A new study by Caixa Catalunya – one of Catalonia’s leading savings banks – reveals that primary residences have been gaining ground in Catalonia’s coastal regions at the expense of holiday homes. Between the years of 1991 and 2001 the number of primary residencies grew by 20.3% compared to 16% for second homes. This enhances the value of these areas as primary residencies attract a greater number of reliable buyers and contribute more to the quality of life in a region than do large concentrations of holiday homes that stand empty for most of the year.

Mayor of Torrevieja earns 5.2 million Euros in a property deal

The Mayor of the popular tourist destination Torrevieja (Alicante) – Pedro Hernández Mateo – has earned over 5.2 million Euros from a private property sale that has raised questions as to the legality of the operation and the potential abuse of power. The Mayor acquired 3 rural plots in July 2000 for 180,000 Euros and sold them 2 years later, in October 2002, for 5.4 million Euros.
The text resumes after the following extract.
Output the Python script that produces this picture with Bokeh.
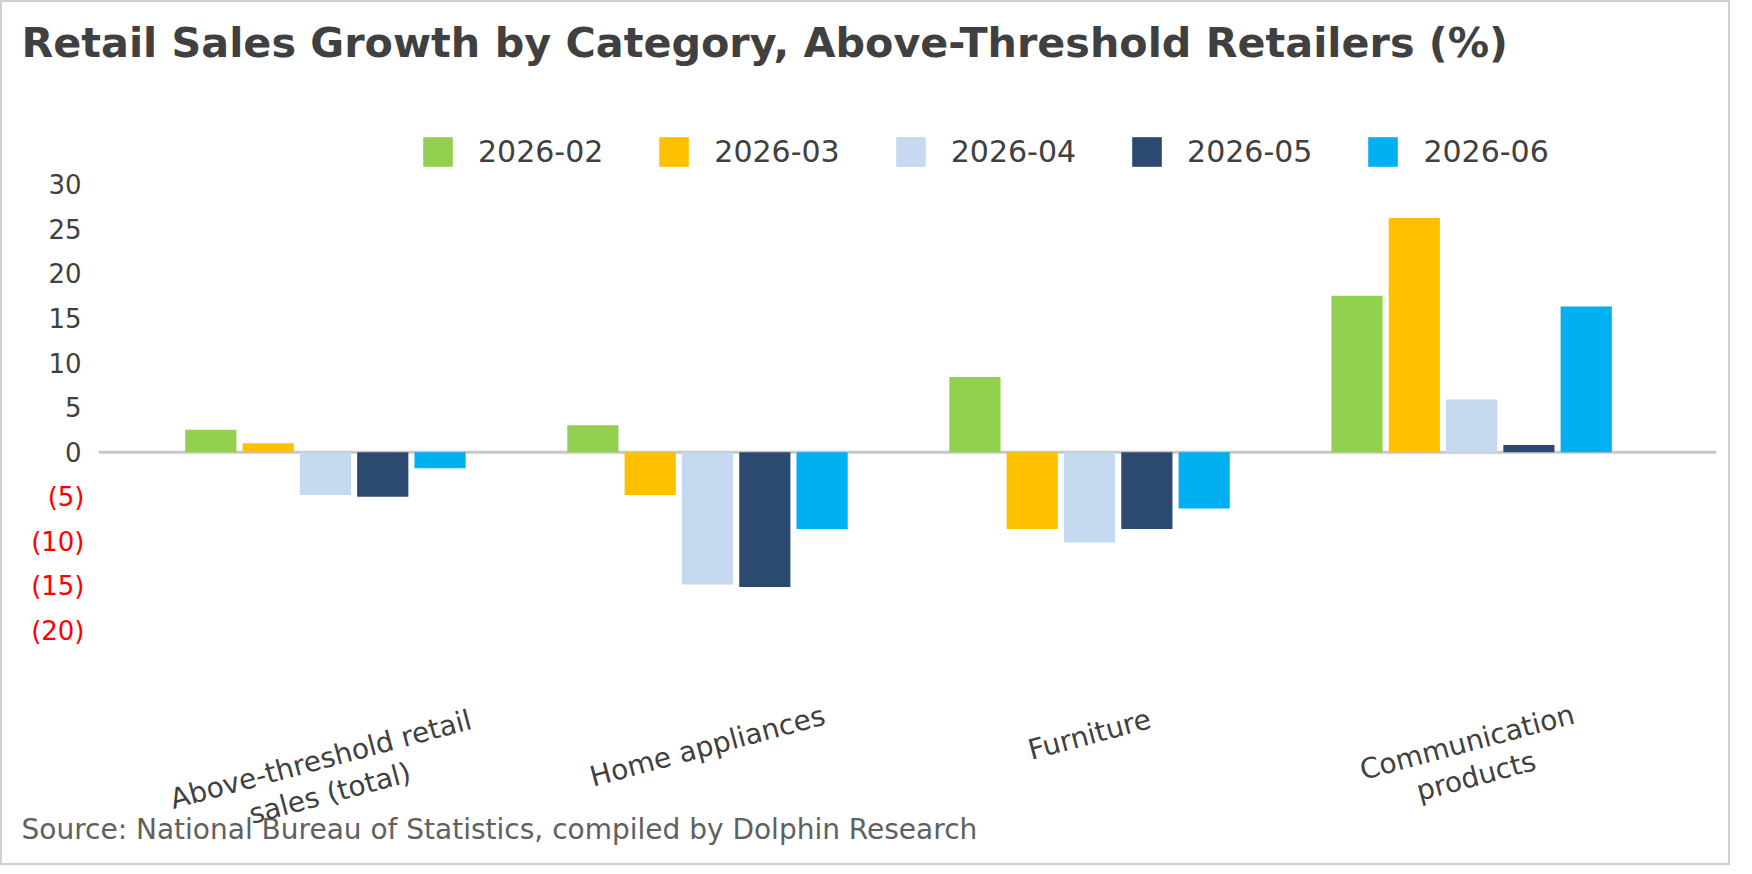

Spanish mortgage lending powers ahead in January

Spanish mortgage lending in January increased by 23% compared to the same period in 2004, according to the National Statistics Office.

Mortgage payments to eat up 47.5% of Spanish household income in 2005

According to a new study by the Spanish developer Metrovacesa, mortgage repayments on a typical 20-year mortgage will eat up 47.5% of average Spanish household income in 2005 (up from 44.3% in 2004), the highest level for 12 years and significantly above the 33.3% normally recommended as manageable. The income burden for the average 25-year mortgage is expected to be 40.9%, up from 38.1% during 2004. The model used to arrive at these conclusions assumes that interest rates remain unchanged during 2005, that Spanish property prices rise by no more than 10% and that average Spanish salaries increase by 2.5%. Under these assumptions the average property in Spain will cost 8.69 years of average annual income, compared to 8.1 years in 2004.

The report reveals that the financial burden of mortgage repayments varies widely across Spain’s autonomous regions. The financial burden of mortgage repayments on the average 25-year mortgage is equal to or below the recommended level of 33.3% in 7 of Spain’s autonomous regions (Aragon, Asturias, Castilla-La Mancha, Castilla y Leon, Extremadura, Galicia and Rioja) and higher in the 10 other regions. The financial burden is highest of all in Madrid (53.7%) followed by The Balearics (46.6%) and The Basque Country (46%). For 20-year mortgages only 4 regions (Castilla-La Mancha, Castilla y Leon, Extremadura and Galicia) are capable of achieving the manageable financial burden level of 33.3%.

European Central Bank leaves interest rates at 2%

As expected by the financial markets the ECB has left Euro Zone interest rates unchanged at 2% in April. Anaemic growth in Germany and France means that interest rates remain too low for Spain, where economic growth and inflation are higher. Some experts suspect that the low cost of borrowing and excess liquidity is inflating an asset price bubble in Spain.

ECB hints that interest rates might have to rise to stave off an asset price bubble

In a recent monthly bulletin the European Central Bank has hinted that the increasing prices of assets such as property could mean that Euro Zone interest rates have to rise to stave off an assets price bubble, despite low economic growth and low inflation in key EU countries such as Germany and France. The bank has repeated its concern that excess liquidity (in part a function of the cheap cost of borrowing) is fuelling a property price bubble. According to a recent report by Morgan Stanley, property prices in Spain are overvalued by 30%.

Fears of an interest rate rise cause Spanish banks to offer mortgage insurance cover

Some of Spain’s leading banks such as Bankinter have started to promote insurance policies against a sudden rise in interest rates to their mortgage clients. With current Euro Zone interest rates at 2% it is almost inconceivable that mortgages in Spain will get any cheaper and any changes to Spanish mortgage interest rates in the future are almost certain to be increases. A rise in Euro Zone interest rates to 3%-4% would cause mortgage defaults to rise from their present historic lows. Mortgage insurance policies increase monthly payments in the short-term but protect mortgage clients from a sudden rise in payments over the longer-term.